Hole Pattern Used to Establish Datum

[jimbod20]

Hello,

I wanted to get some feedback. Please reference the attached test fixture drawings. The test fixture mating interface is surface A. My test item "mating part" in the drawing bolts to the fixture via four holes shown pictorially. The test item pilots in datum B.

I need the test fixture to be 'clocked' when mounted on surface A. I use 8 holes to bolt the test fixture to the test table. My test item is clocked via four holes shown pictorially. Fours holes have orientation to A and position to B.

I have defined datum C for clocking via the test fixture drawing 2.

One of the options discussed where I work is fixture drawing 1. My question. What does the C datum simulator look like for drawing 1? Is this a series of planes. I have read Y14.5 standard section 4.5.8. I'm trying to understand what drawing 1 datum C means.

 

[rhmeng]

ASME Y14.5 2009 figure 4-3 (see scn shot) shows what the datum simulator for a cylindrical surface. I think that this applies to what you are asking as far as what the datum simulator looks like. For clocking, I am not exactly sure what you mean when you are clocking with datum C. Datum C will only partially clock the part, it defines a position about where the part can rotate, usually a slot is used to further clock to stop rotation.

 

[greenimi]

Why do you need the clocking for?

 

[greenimi]

Also you did not define/locate the holes for the " mating part mount".
If you do ( and you need to), use the same DRF, A primary and B secondary, then you don't need any clocking because simultaneous requirement will take care of it (clocking)

 

[jimbod20]

Hello,

I was in a hurry writing Friday post.

The sketch is a test fixture. The fixture is bolted to a vibration test shake table and my test item bolts to the fixture. I simply draw the test item mount holes on the test fixture without providing detail mount hole definition. The reference frame for the test item mount holes are A primary, B secondary and C tertiary. I control orientation, position and clocking of my test item with respect to the test fixture.

The test fixture mates to the test table via surface A. I can "clock" the test item to the test fixture via one fixture to table mount hole as shown in sketch 2. I think I need a way to clock the test fixture to the test table. I just want to make sure that motion of the table along one axis results in motion along one (ie the same) axis of the test item. I now realize I need to discuss this issue with test facility. Maybe they can simply mount the test fixture/test item I provide to the table and rotate the fixture about the test fixture datum axis B to clock the test fixture/item to the table. Maybe I just provide a machined 'flat' on the OD of my test fixture to clock the fixture to the shake test table. The flat would provide a way to indicate the fixture to the table.

Back to original post.
I can see using surface A, diameter B and then one hole to 'clock' my test item to the test fixture. TMy designer suggested I simply define datum C as shown in Figure 1. He indicated the interpretation is one hole would be used as the datum. I know this is not correct. The datum is the pattern of holes. I cannot picture what the datum simulator looks like for a pattern of 8 holes?

 

[patdh1028]

The datum simulator for the 8-hole pattern applied RMB will be 8 cylindrical "posts", located at the pattern's basic dimensions, oriented to any higher-order datums in the callout, and which expand from hole-MMC-size to hole-LMC-size (all 8 posts simultaneously expand) or until the simulator makes enough contact with the part to constrain it based on the amount of constraint remaining from datums A and B. In this case since it is called out as a tertiary datum, the DFS would expand to make contact with 2 points somewhere on the cylindrical faces of any of the pattern features and fully constrain the rotation of the part as desired.

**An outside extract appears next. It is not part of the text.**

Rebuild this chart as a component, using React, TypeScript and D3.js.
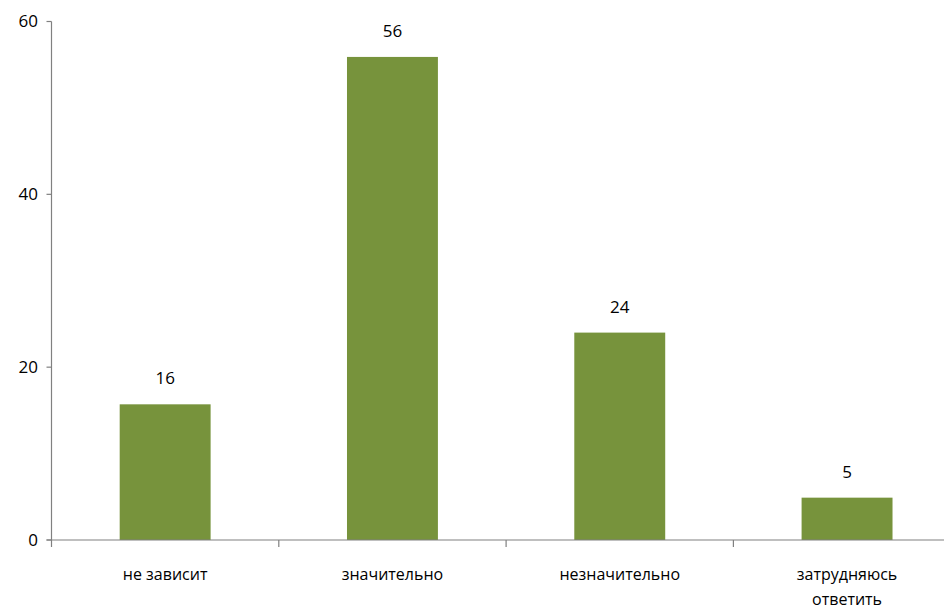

Because of the complexity of the DFS for hole patterns I typically use the MMB modifier in any callout reliant on a pattern datum. In that case the DFS is 8 posts the size of the MMC of the hole minus the location tolerance located at the basic dims, no expansion to consider. The DRF @ MMB is referenced to the simulator but the part can "float" within any clearance available between the MMB simulator and the part, it would not fully constrain rotation clocking but would limit it.

From what you're describing though it doesn't seem like that 8-hole pattern matters at all to your current function. If you're using a different pattern to mate the two parts, isn't that pattern going to limit rotation to some degree?

I also want to note that if you make only one hole datum C, and your part is axi-symmetric, you will probably have difficulty determining which hole to use as the datum once the part is made. So maybe your idea of adding the flat is the best course of action.